The event will take place at 5:30 p.m. in the Yale Divinity School’s Niebuhr Hall, 409 Prospect St. It is free and open to the public.
Cogswell is the co-founder and co-editor of the Gully online magazine, which provided “queer views on everything.” Her work has appeared in the International Herald Tribune, Louisville’s Courier-Journal, and THIS WAY OUT: the international lesbian & gay radio magazine. Her column for New York’s Gay City News has also been recognized by the New York Press Association. Her work on the Lesbian Avengers won Cogswell the Joan Heller-Diane Bernard Fellowship. The Avengers was “a direct action group focused on issues vital to lesbian survival and visibility.”

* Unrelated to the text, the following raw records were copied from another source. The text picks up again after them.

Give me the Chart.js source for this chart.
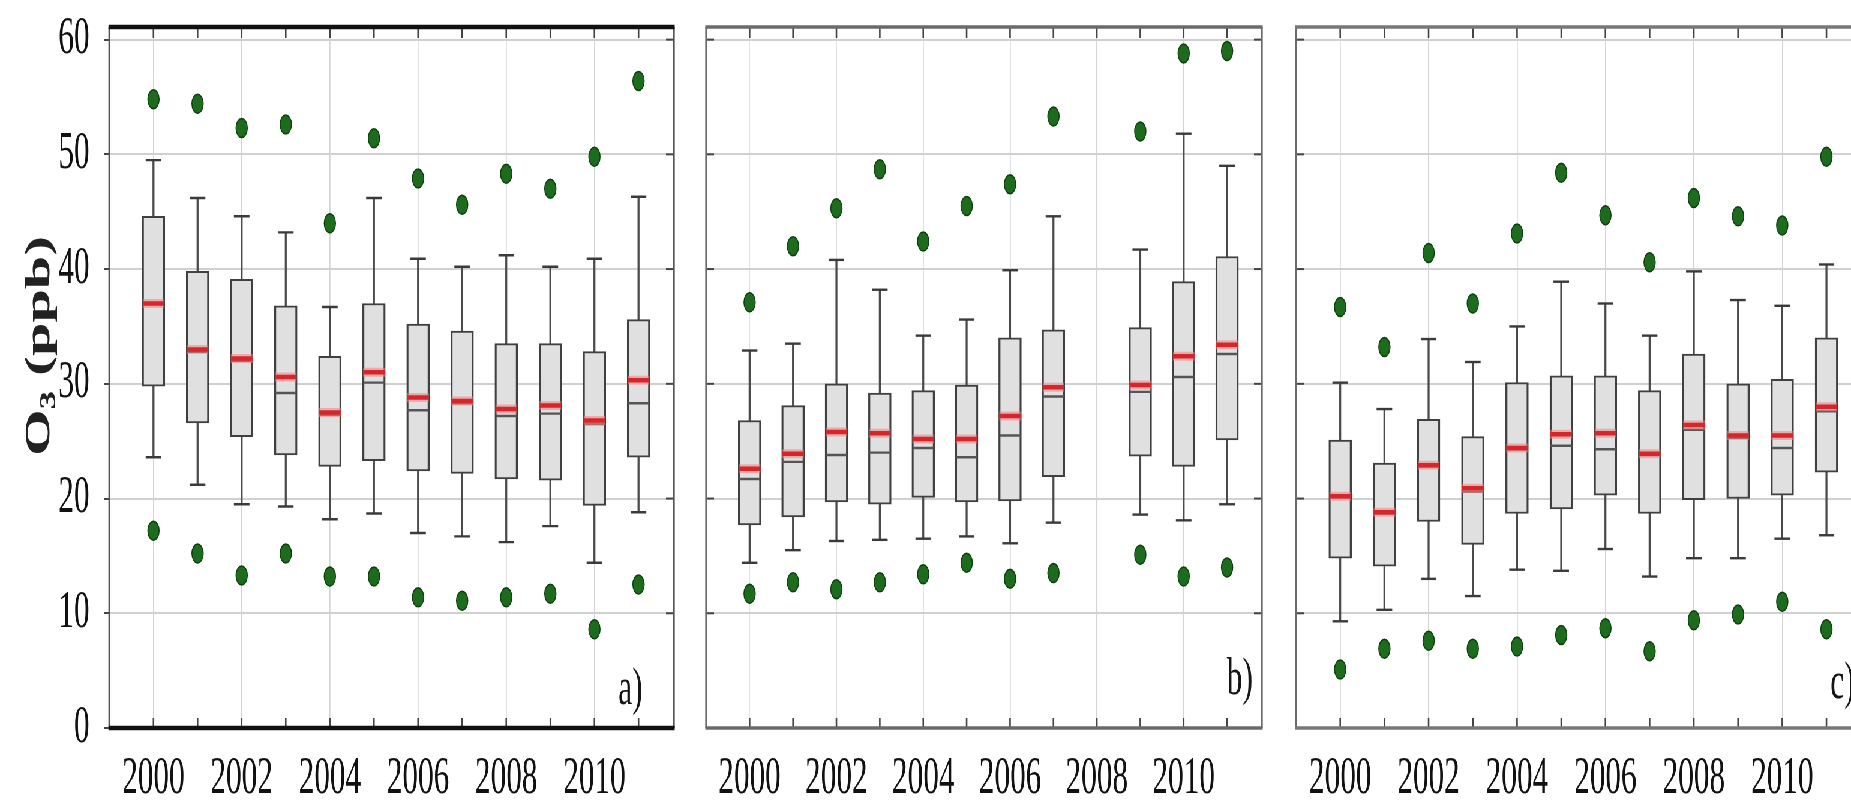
<!DOCTYPE html>
<html>
<head>
<meta charset="utf-8">
<script src="https://cdn.jsdelivr.net/npm/chart.js@4.4.1/dist/chart.umd.min.js"></script>
<style>
  html, body { margin: 0; padding: 0; background: #fff; overflow: hidden; }
  body { width: 1851px; height: 802px; position: relative; }
  /* a figura original está comprimida na horizontal: desenha-se larga e encolhe-se */
  #faixa { position: absolute; left: 0; top: 0; width: 3200px; height: 802px; transform: scaleX(0.6); transform-origin: 0 0; }
  #faixa canvas { position: absolute; top: 0; }
</style>
</head>
<body>
<div id="faixa">
  <canvas id="painelA" width="1150" height="802" style="left:0px"></canvas>
  <canvas id="painelB" width="980" height="802" style="left:1150px"></canvas>
  <canvas id="painelC" width="1000" height="802" style="left:2130px"></canvas>
</div>
<script>
// Anos e marcas dos eixos
const years = [2000, 2001, 2002, 2003, 2004, 2005, 2006, 2007, 2008, 2009, 2010, 2011];
const xTickLabels = [2000, 2002, 2004, 2006, 2008, 2010];
const yTicks = [0, 10, 20, 30, 40, 50, 60];

// Painel a)
const aLowDot = [17.2, 15.2, 13.3, 15.2, 13.2, 13.2, 11.4, 11.1, 11.4, 11.7, 8.6, 12.5];
const aLowWhisker = [23.6, 21.2, 19.5, 19.3, 18.2, 18.7, 17.0, 16.7, 16.2, 17.6, 14.4, 18.8];
const aQ1 = [29.8, 26.6, 25.4, 23.8, 22.8, 23.3, 22.4, 22.2, 21.7, 21.6, 19.4, 23.6];
const aMedian = [37.0, 32.8, 32.0, 29.2, 27.3, 30.1, 27.7, 28.3, 27.2, 27.4, 26.5, 28.3];
const aMean = [37.0, 33.0, 32.2, 30.6, 27.5, 31.0, 28.8, 28.5, 27.8, 28.1, 26.8, 30.3];
const aQ3 = [44.6, 39.8, 39.1, 36.8, 32.4, 37.0, 35.2, 34.6, 33.5, 33.5, 32.8, 35.6];
const aHighWhisker = [49.5, 46.2, 44.6, 43.2, 36.7, 46.2, 40.9, 40.2, 41.2, 40.2, 40.9, 46.3];
const aHighDot = [54.8, 54.4, 52.3, 52.6, 44.0, 51.4, 47.9, 45.6, 48.3, 47.0, 49.8, 56.4];

// Painel b) (sem dados em 2008)
const bLowDot = [11.7, 12.7, 12.1, 12.7, 13.4, 14.4, 13.0, 13.5, null, 15.1, 13.2, 14.0];
const bLowWhisker = [14.4, 15.5, 16.3, 16.4, 16.5, 16.7, 16.1, 17.9, null, 18.6, 18.1, 19.5];
const bQ1 = [17.7, 18.4, 19.7, 19.5, 20.1, 19.7, 19.8, 21.9, null, 23.7, 22.8, 25.1];
const bMedian = [21.7, 23.2, 23.8, 24.0, 24.4, 23.6, 25.5, 28.9, null, 29.3, 30.6, 32.6];
const bMean = [22.6, 23.9, 25.8, 25.7, 25.2, 25.2, 27.2, 29.7, null, 29.9, 32.4, 33.4];
const bQ3 = [26.8, 28.1, 30.0, 29.2, 29.4, 29.9, 34.0, 34.7, null, 34.9, 38.9, 41.1];
const bHighWhisker = [32.9, 33.5, 40.8, 38.2, 34.2, 35.6, 39.9, 44.6, null, 41.7, 51.8, 49.0];
const bHighDot = [37.1, 42.0, 45.3, 48.7, 42.4, 45.5, 47.4, 53.3, null, 52.0, 58.8, 59.0];

// Painel c)
const cLowDot = [5.1, 6.9, 7.6, 6.9, 7.1, 8.1, 8.7, 6.7, 9.4, 9.9, 11.0, 8.6];
const cLowWhisker = [9.3, 10.3, 13.0, 11.5, 13.8, 13.7, 15.6, 13.2, 14.8, 14.8, 16.5, 16.8];
const cQ1 = [14.8, 14.1, 18.0, 16.0, 18.7, 19.1, 20.3, 18.7, 19.9, 20.0, 20.3, 22.3];
const cMedian = [20.1, 18.7, 22.8, 20.6, 24.3, 24.6, 24.3, 23.8, 26.0, 25.3, 24.4, 27.6];
const cMean = [20.2, 18.8, 22.9, 20.9, 24.4, 25.6, 25.7, 23.9, 26.4, 25.5, 25.5, 28.0];
const cQ3 = [25.1, 23.1, 26.9, 25.4, 30.1, 30.7, 30.7, 29.4, 32.6, 30.0, 30.4, 34.0];
const cHighWhisker = [30.1, 27.8, 33.9, 31.9, 35.0, 38.9, 37.0, 34.2, 39.8, 37.3, 36.8, 40.4];
const cHighDot = [36.7, 33.2, 41.4, 37.0, 43.1, 48.4, 44.7, 40.6, 46.2, 44.6, 43.8, 49.8];

const serif = '"Liberation Serif", "Times New Roman", serif';

// Moldura, marcas internas, letra do painel e título do eixo y
const painelPlugin = {
    id: "painel",
    afterDraw(chart, args, o) {
        const { ctx, chartArea: a, scales: { x, y } } = chart;
        const linha = (x1, y1, x2, y2) => {
            ctx.beginPath();
            ctx.moveTo(x1, y1);
            ctx.lineTo(x2, y2);
            ctx.stroke();
        };
        ctx.save();
        ctx.strokeStyle = "#444";
        ctx.lineWidth = 2.6;
        years.forEach((v) => {
            const px = x.getPixelForValue(v);
            linha(px, a.top, px, a.top + 11);
            linha(px, a.bottom, px, a.bottom - 10);
        });
        ctx.lineWidth = 2;
        yTicks.forEach((v) => {
            const py = y.getPixelForValue(v);
            linha(a.right, py, a.right - 13, py);
            if (o.innerLeft) linha(a.left, py, a.left + 13, py);
        });

        ctx.strokeStyle = o.sideColor;
        ctx.lineWidth = 3.3;
        linha(a.left, a.top, a.left, a.bottom);
        linha(a.right, a.top, a.right, a.bottom);
        ctx.strokeStyle = o.edgeColor;
        ctx.lineWidth = o.edgeWidth;
        linha(a.left - 1.5, a.top, a.right + 1.5, a.top);
        linha(a.left - 1.5, a.bottom, a.right + 1.5, a.bottom);

        ctx.fillStyle = "#151515";
        ctx.font = "52px " + serif;
        ctx.textAlign = "right";
        ctx.textBaseline = "alphabetic";
        ctx.fillText(o.label, a.right - o.labelDx, a.bottom - o.labelDy);

        if (o.title) {
            const s = 60;
            ctx.translate(62, 346);
            ctx.rotate(-Math.PI / 2);
            ctx.fillStyle = "#222";
            ctx.textAlign = "left";
            ctx.font = "bold " + s + "px " + serif;
            const wO = ctx.measureText("O").width;
            const wR = ctx.measureText(" (ppb)").width;
            ctx.font = "bold " + Math.round(s * 0.62) + "px " + serif;
            const w3 = ctx.measureText("3").width;
            let px = -(wO + w3 + wR) / 2;
            const base = s * 0.33;
            ctx.font = "bold " + s + "px " + serif;
            ctx.fillText("O", px, base);
            px += wO;
            ctx.font = "bold " + Math.round(s * 0.62) + "px " + serif;
            ctx.fillText("3", px, base + s * 0.17);
            px += w3;
            ctx.font = "bold " + s + "px " + serif;
            ctx.fillText(" (ppb)", px, base);
        }
        ctx.restore();
    },
};

function criarPainel(id, d, p) {
    const caixa = (lo, hi) =>
        years.map((x, i) => ({ x, y: [lo[i], hi[i]] })).filter((v) => v.y[0] != null);
    const pontos = (arr) =>
        years.map((x, i) => ({ x, y: arr[i] })).filter((v) => v.y != null);
    const marca = (arr, raio, largura, cor, ordem) => ({
        type: "line",
        data: pontos(arr),
        showLine: false,
        pointStyle: "line",
        pointRadius: raio,
        pointBorderWidth: largura,
        pointBorderColor: cor,
        order: ordem,
    });
    const bolinha = (arr) => ({
        type: "line",
        data: pontos(arr),
        showLine: false,
        pointStyle: "circle",
        pointRadius: 9.5,
        pointBackgroundColor: "#1d6b1d",
        pointBorderColor: "#0c3f0c",
        pointBorderWidth: 1.5,
        order: 1,
    });

    return new Chart(document.getElementById(id), {
        type: "bar",
        data: {
            datasets: [
                {
                    data: caixa(d.lowWhisker, d.highWhisker),
                    barThickness: 2.6,
                    backgroundColor: "#4a4a4a",
                    grouped: false,
                    order: 9,
                },
                {
                    data: caixa(d.q1, d.q3),
                    barThickness: 38,
                    backgroundColor: "#e0e0e0",
                    borderColor: "#404040",
                    borderWidth: { top: 2, bottom: 2, left: 3.3, right: 3.3 },
                    borderSkipped: false,
                    grouped: false,
                    order: 8,
                },
                marca(d.lowWhisker, 13, 2.4, "#3a3a3a", 7),
                marca(d.highWhisker, 13, 2.4, "#3a3a3a", 7),
                marca(d.median, 17.5, 2.4, "#555", 6),
                marca(d.mean, 18, 9, "rgba(240,130,130,0.55)", 5),
                marca(d.mean, 18, 4.5, "#d6262b", 4),
                bolinha(d.lowDot),
                bolinha(d.highDot),
            ],
        },
        plugins: [painelPlugin],
        options: {
            animation: false,
            responsive: false,
            devicePixelRatio: 1,
            events: [],
            layout: { padding: { top: 15.5, right: p.padRight, bottom: 0, left: 0 } },
            plugins: {
                legend: { display: false },
                tooltip: { enabled: false },
                painel: p.frame,
            },
            scales: {
                x: {
                    type: "linear",
                    min: 1999,
                    max: 2011.8,
                    offset: false,
                    afterBuildTicks: (s) => {
                        s.ticks = years.map((v) => ({ value: v }));
                    },
                    afterFit: (s) => {
                        s.height = 74;
                        s.paddingLeft = 0;
                        s.paddingRight = 0;
                    },
                    border: { display: false },
                    grid: {
                        offset: false,
                        drawTicks: false,
                        lineWidth: 1.7,
                        color: (c) =>
                            c.tick && xTickLabels.includes(c.tick.value) ? "#d4d4d4" : "rgba(0,0,0,0)",
                    },
                    ticks: {
                        autoSkip: false,
                        maxRotation: 0,
                        padding: 20,
                        color: "#111",
                        font: { family: serif, size: 52 },
                        callback: (v) => (xTickLabels.includes(v) ? String(v) : ""),
                    },
                },
                y: {
                    min: 0,
                    max: 61.1,
                    afterBuildTicks: (s) => {
                        s.ticks = yTicks.map((v) => ({ value: v }));
                    },
                    afterFit: (s) => {
                        s.width = p.axisWidth;
                        s.paddingTop = 0;
                        s.paddingBottom = 0;
                    },
                    border: { display: false },
                    grid: {
                        color: "#d0d0d0",
                        lineWidth: 2,
                        drawTicks: p.showY,
                        tickLength: 9,
                        tickColor: "#444",
                        tickWidth: 2,
                    },
                    ticks: {
                        display: p.showY,
                        padding: 24,
                        color: "#111",
                        font: { family: serif, size: 52 },
                    },
                },
            },
        },
    });
}

document.addEventListener("DOMContentLoaded", () => {
    criarPainel(
        "painelA",
        { lowDot: aLowDot, lowWhisker: aLowWhisker, q1: aQ1, median: aMedian, mean: aMean, q3: aQ3, highWhisker: aHighWhisker, highDot: aHighDot },
        {
            showY: true,
            axisWidth: 182.3,
            padRight: 25,
            frame: { label: "a)", labelDx: 52, labelDy: 24, edgeColor: "#111", edgeWidth: 4.5, sideColor: "#555", innerLeft: false, title: true },
        }
    );
    criarPainel(
        "painelB",
        { lowDot: bLowDot, lowWhisker: bLowWhisker, q1: bQ1, median: bMedian, mean: bMean, q3: bQ3, highWhisker: bHighWhisker, highDot: bHighDot },
        {
            showY: false,
            axisWidth: 18.8,
            padRight: 18.3,
            frame: { label: "b)", labelDx: 15, labelDy: 34, edgeColor: "#6a6a6a", edgeWidth: 3.5, sideColor: "#6a6a6a", innerLeft: true, title: false },
        }
    );
    criarPainel(
        "painelC",
        { lowDot: cLowDot, lowWhisker: cLowWhisker, q1: cQ1, median: cMedian, mean: cMean, q3: cQ3, highWhisker: cHighWhisker, highDot: cHighDot },
        {
            showY: false,
            axisWidth: 30,
            padRight: 27,
            frame: { label: "c)", labelDx: 12, labelDy: 30, edgeColor: "#777", edgeWidth: 3.5, sideColor: "#6a6a6a", innerLeft: true, title: false },
        }
    );
});
</script>
</body>
</html>
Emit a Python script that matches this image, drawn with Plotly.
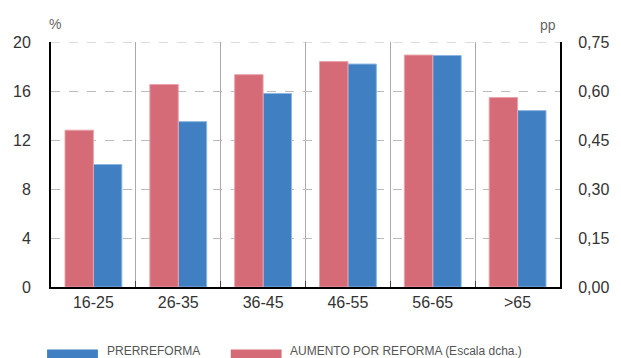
import plotly.graph_objects as go

# Age groups and series values
age_groups = ["16-25", "26-35", "36-45", "46-55", "56-65", ">65"]
prerreforma = [10.0, 13.5, 15.8, 18.2, 18.9, 14.4]          # % (left axis)
aumento_reforma = [0.48, 0.62, 0.65, 0.69, 0.71, 0.58]     # pp (right axis)

left_ticks = [0, 4, 8, 12, 16, 20]
right_ticks = [0, 0.15, 0.30, 0.45, 0.60, 0.75]

RED = "#D56B77"
BLUE = "#3F7FC2"
FONT = "Liberation Sans"

fig = go.Figure()
fig.add_trace(go.Bar(
    x=age_groups, y=aumento_reforma, name="AUMENTO POR REFORMA (Escala dcha.)",
    marker=dict(color=RED, line=dict(color="#E8A3AB", width=1)),
    yaxis="y2", offsetgroup="reforma", showlegend=False,
))
fig.add_trace(go.Bar(
    x=age_groups, y=prerreforma, name="PRERREFORMA",
    marker=dict(color=BLUE, line=dict(color="#8DB5E0", width=1)),
    yaxis="y", offsetgroup="pre", showlegend=False,
))

W, H = 621, 358
L, R, T, B = 51, 49, 42, 71
pw, ph = W - L - R, H - T - B


def px_x(x):
    return (x - L) / pw


def px_y(y):
    return (H - B - y) / ph


shapes = [
    # top dashed gridline at the upper end of the scale
    dict(type="line", xref="paper", yref="y", x0=0, x1=1, y0=left_ticks[-1], y1=left_ticks[-1],
         line=dict(color="#BBBBBB", width=1, dash="dash"), layer="below"),
    # legend swatches
    dict(type="rect", xref="paper", yref="paper",
         x0=px_x(47), x1=px_x(99), y0=px_y(349.5), y1=px_y(362),
         fillcolor=BLUE, line=dict(width=0)),
    dict(type="rect", xref="paper", yref="paper",
         x0=px_x(235), x1=px_x(287), y0=px_y(349.5), y1=px_y(362),
         fillcolor=RED, line=dict(width=0)),
]

annotations = [
    dict(text="PRERREFORMA", x=px_x(106), y=px_y(350.5), xref="paper", yref="paper",
         xanchor="left", yanchor="middle", showarrow=False,
         font=dict(family=FONT, size=12, color="#555")),
    dict(text="AUMENTO POR REFORMA (Escala dcha.)", x=px_x(294), y=px_y(350.5),
         xref="paper", yref="paper", xanchor="left", yanchor="middle", showarrow=False,
         font=dict(family=FONT, size=12, color="#555")),
    dict(text="%", x=px_x(55), y=px_y(24), xref="paper", yref="paper",
         xanchor="center", yanchor="middle", showarrow=False,
         font=dict(family=FONT, size=14, color="#666")),
    dict(text="pp", x=px_x(560), y=px_y(25), xref="paper", yref="paper",
         xanchor="center", yanchor="middle", showarrow=False,
         font=dict(family=FONT, size=14, color="#666")),
]

fig.update_layout(
    width=W, height=H,
    margin=dict(l=L, r=R, t=T, b=B, pad=0),
    paper_bgcolor="white", plot_bgcolor="white",
    barmode="group", bargap=0.33, bargroupgap=0,
    separators=",.",
    font=dict(family=FONT, size=16, color="#333"),
    shapes=shapes, annotations=annotations,
    xaxis=dict(
        type="category", tickson="boundaries",
        showgrid=True, gridcolor="#AAAAAA", gridwidth=1,
        showline=True, linecolor="black", linewidth=2,
        ticks="inside", ticklen=6, tickcolor="#444", tickwidth=1,
        tickfont=dict(size=16, color="#333"),
        zeroline=False, mirror=False,
    ),
    yaxis=dict(
        range=[0, 20], tickvals=left_ticks,
        showgrid=True, gridcolor="#BBBBBB", griddash="dash", gridwidth=1,
        showline=True, linecolor="black", linewidth=2,
        ticks="", ticklabelstandoff=15,
        tickfont=dict(size=16, color="#333"),
        zeroline=False,
    ),
    yaxis2=dict(
        range=[0, 0.75], tickvals=right_ticks, tickformat=".2f",
        overlaying="y", side="right",
        showgrid=False,
        showline=True, linecolor="black", linewidth=2,
        ticks="", ticklabelstandoff=13,
        tickfont=dict(size=16, color="#333"),
        zeroline=False,
    ),
)

fig.write_html("out.html")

Cogswell is an experienced activist and advocate. She was an organizer of the 1994 International Dyke March, and was specifically vocal about the importance of not asking for permits. Her book, “Eating Fire: My Life as a Lesbian Avenger,” discusses her experience as a lesbian advocate in the 1990s. She is currently working on a French memoir titled “En territoire ennemi: Essais picaresques de l'exil (In Enemy Territory: Picaresque Essays on Exile).”
The Poynter Fellowship in Journalism was established by Nelson Poynter, who received his master’s degree in 1927 from Yale. The fellowship brings to campus distinguished reporters, editors and others who have made important contributions to the media. Among recent Poynter fellows are Elizabeth Kolbert, Dan Diamond, and Susan Glasser.